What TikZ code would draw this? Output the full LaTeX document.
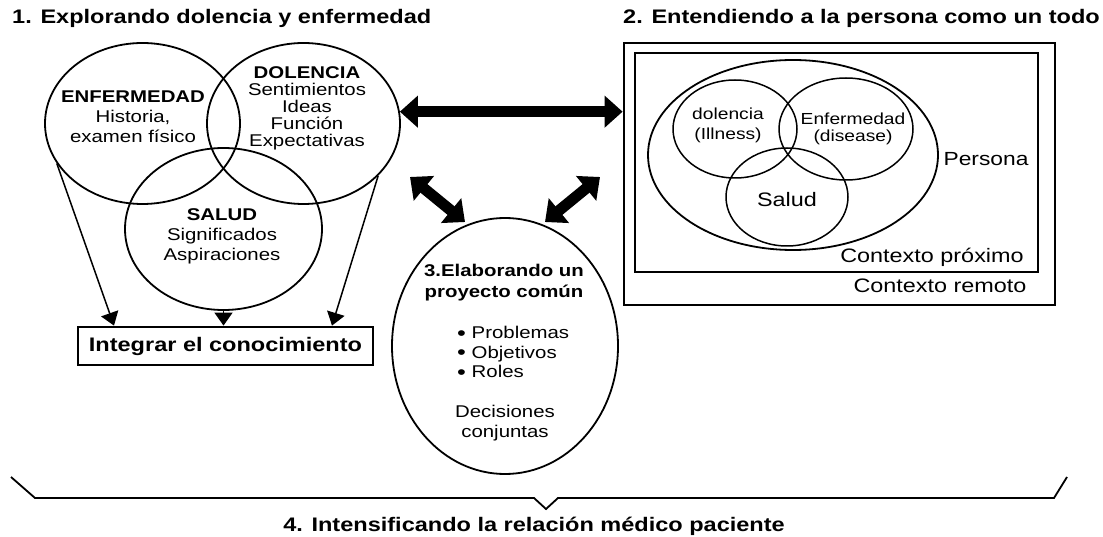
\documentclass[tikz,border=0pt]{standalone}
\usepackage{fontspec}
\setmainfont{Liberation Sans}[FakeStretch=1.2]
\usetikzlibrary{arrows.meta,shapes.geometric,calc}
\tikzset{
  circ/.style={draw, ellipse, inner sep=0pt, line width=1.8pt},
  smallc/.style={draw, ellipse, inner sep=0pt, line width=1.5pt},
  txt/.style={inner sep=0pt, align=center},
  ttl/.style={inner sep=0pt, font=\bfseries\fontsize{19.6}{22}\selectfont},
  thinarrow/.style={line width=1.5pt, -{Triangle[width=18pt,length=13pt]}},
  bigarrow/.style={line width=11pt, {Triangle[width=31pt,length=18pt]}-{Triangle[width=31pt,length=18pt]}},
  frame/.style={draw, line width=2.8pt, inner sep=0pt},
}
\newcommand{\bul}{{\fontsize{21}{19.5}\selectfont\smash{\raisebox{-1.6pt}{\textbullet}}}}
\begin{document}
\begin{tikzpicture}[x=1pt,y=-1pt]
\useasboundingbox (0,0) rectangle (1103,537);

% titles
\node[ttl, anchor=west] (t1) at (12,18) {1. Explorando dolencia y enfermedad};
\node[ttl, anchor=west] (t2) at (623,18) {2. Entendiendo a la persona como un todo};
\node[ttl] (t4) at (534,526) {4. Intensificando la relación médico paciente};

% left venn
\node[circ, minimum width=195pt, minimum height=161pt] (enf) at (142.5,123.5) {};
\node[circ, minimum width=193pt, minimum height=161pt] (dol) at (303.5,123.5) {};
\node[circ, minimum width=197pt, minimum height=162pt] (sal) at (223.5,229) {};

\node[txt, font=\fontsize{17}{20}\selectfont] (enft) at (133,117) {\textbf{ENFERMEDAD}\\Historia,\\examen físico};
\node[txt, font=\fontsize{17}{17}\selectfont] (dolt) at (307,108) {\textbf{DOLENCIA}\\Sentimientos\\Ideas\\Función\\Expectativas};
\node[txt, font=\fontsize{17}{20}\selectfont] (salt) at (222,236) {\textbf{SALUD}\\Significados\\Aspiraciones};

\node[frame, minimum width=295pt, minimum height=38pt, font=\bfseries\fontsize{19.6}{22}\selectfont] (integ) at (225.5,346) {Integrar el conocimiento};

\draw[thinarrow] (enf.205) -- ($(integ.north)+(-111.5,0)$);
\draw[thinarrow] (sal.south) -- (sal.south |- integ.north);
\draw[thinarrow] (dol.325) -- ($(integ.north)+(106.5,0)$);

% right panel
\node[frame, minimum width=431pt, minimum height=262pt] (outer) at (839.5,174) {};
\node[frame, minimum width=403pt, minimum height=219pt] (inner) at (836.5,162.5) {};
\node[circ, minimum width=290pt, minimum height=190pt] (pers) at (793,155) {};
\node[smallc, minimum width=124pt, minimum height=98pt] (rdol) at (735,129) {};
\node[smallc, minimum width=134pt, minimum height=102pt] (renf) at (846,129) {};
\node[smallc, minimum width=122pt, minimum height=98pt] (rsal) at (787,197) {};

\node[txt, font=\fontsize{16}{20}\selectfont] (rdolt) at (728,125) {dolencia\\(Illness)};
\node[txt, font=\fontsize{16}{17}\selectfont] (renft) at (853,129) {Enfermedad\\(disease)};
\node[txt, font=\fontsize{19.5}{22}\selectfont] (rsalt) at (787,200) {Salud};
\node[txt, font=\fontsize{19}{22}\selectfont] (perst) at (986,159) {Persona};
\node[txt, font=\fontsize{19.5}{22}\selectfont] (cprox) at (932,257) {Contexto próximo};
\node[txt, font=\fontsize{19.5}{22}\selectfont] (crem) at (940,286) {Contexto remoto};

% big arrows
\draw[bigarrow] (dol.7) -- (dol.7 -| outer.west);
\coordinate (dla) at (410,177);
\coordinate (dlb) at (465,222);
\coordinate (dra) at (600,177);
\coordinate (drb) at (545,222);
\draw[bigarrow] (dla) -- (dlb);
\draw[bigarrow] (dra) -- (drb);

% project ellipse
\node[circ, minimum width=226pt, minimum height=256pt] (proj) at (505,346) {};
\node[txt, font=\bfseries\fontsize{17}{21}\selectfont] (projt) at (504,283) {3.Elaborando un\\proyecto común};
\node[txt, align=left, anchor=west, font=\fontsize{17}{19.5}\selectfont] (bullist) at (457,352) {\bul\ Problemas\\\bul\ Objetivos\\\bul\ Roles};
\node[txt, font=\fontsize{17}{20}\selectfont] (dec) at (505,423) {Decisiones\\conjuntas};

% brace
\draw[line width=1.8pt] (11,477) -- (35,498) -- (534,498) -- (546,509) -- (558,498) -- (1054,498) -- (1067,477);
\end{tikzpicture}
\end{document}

* * *

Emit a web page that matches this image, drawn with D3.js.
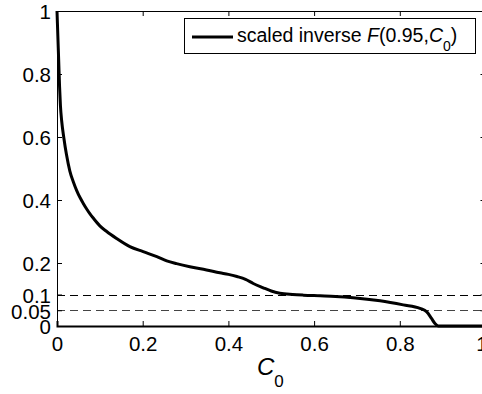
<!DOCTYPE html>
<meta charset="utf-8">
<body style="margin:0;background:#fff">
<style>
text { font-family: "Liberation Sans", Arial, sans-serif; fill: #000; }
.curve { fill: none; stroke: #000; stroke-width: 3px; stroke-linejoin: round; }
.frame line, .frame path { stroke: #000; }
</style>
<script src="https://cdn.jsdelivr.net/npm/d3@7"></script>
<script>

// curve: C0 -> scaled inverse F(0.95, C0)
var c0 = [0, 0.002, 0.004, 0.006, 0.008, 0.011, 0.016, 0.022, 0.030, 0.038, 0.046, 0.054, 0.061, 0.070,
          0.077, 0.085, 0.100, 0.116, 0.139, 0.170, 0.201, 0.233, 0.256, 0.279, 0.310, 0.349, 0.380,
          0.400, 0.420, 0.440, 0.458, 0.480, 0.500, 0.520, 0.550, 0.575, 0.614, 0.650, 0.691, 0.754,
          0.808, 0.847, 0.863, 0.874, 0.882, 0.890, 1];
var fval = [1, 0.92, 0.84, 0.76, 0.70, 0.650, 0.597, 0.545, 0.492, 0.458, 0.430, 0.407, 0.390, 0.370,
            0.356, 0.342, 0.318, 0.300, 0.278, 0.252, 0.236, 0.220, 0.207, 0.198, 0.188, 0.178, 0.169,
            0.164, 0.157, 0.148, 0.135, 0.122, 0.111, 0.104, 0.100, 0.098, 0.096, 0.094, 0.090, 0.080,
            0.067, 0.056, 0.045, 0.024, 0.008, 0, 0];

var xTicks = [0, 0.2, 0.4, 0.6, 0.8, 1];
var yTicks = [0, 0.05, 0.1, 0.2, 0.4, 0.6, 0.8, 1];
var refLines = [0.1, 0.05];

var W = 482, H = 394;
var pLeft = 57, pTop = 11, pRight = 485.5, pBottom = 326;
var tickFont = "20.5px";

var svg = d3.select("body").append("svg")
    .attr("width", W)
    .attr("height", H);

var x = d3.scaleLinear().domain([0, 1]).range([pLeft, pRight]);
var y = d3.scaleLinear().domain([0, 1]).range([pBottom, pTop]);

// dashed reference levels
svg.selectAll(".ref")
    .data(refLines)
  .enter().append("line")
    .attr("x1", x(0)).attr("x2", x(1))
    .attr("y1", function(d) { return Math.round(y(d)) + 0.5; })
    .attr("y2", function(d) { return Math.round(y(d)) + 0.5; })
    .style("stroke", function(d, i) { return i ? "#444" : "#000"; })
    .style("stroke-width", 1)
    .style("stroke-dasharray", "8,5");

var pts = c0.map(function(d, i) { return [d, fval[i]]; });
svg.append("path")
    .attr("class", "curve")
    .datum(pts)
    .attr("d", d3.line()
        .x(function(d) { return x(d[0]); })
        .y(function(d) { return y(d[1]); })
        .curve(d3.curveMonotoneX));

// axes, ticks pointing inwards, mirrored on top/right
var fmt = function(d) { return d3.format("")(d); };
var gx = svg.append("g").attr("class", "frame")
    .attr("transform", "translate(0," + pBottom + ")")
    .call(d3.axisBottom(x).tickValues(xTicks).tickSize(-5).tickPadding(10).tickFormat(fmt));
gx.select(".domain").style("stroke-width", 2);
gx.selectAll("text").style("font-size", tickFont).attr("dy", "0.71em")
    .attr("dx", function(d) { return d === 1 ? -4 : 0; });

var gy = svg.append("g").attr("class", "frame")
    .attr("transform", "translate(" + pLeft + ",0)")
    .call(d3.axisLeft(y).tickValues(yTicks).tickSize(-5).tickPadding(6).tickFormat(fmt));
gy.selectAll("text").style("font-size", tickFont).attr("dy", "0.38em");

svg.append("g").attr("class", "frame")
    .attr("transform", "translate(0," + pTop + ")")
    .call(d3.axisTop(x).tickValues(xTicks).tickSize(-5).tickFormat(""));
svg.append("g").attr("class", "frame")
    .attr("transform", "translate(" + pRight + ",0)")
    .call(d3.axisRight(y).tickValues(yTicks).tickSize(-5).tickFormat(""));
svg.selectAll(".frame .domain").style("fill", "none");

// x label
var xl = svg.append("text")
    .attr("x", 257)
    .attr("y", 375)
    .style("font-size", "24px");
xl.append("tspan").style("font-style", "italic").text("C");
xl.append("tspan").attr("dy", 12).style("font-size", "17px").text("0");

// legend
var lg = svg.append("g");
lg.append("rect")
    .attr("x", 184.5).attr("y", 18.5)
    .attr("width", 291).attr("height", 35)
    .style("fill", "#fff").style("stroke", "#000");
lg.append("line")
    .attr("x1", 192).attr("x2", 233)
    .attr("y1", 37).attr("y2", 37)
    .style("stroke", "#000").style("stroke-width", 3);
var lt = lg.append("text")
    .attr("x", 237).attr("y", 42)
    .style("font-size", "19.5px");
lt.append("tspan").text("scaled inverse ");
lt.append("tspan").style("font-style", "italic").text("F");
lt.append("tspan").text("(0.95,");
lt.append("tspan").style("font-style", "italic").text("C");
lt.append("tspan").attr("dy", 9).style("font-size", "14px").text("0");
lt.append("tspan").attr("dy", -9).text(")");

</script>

* * *

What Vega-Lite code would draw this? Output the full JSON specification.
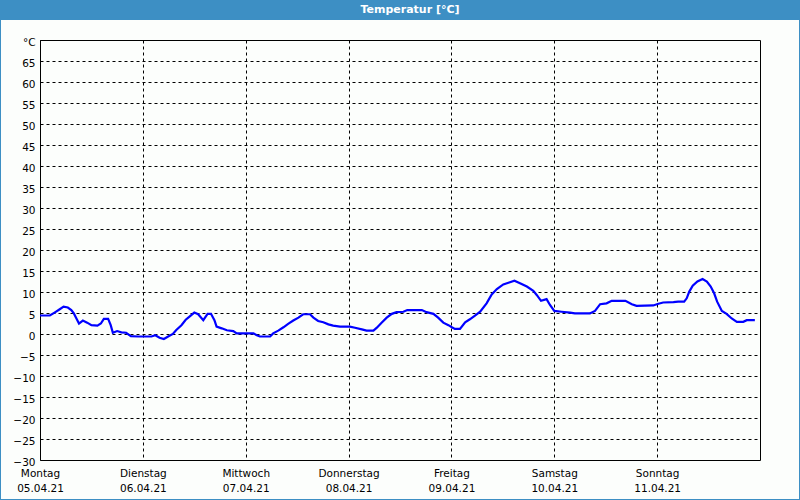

[Task directions]
Go through the lines above. Select every one that has the string "code".

[Complete response]
What TikZ code would draw this? Output the full LaTeX document.
What Vega-Lite code would draw this? Output the full JSON specification.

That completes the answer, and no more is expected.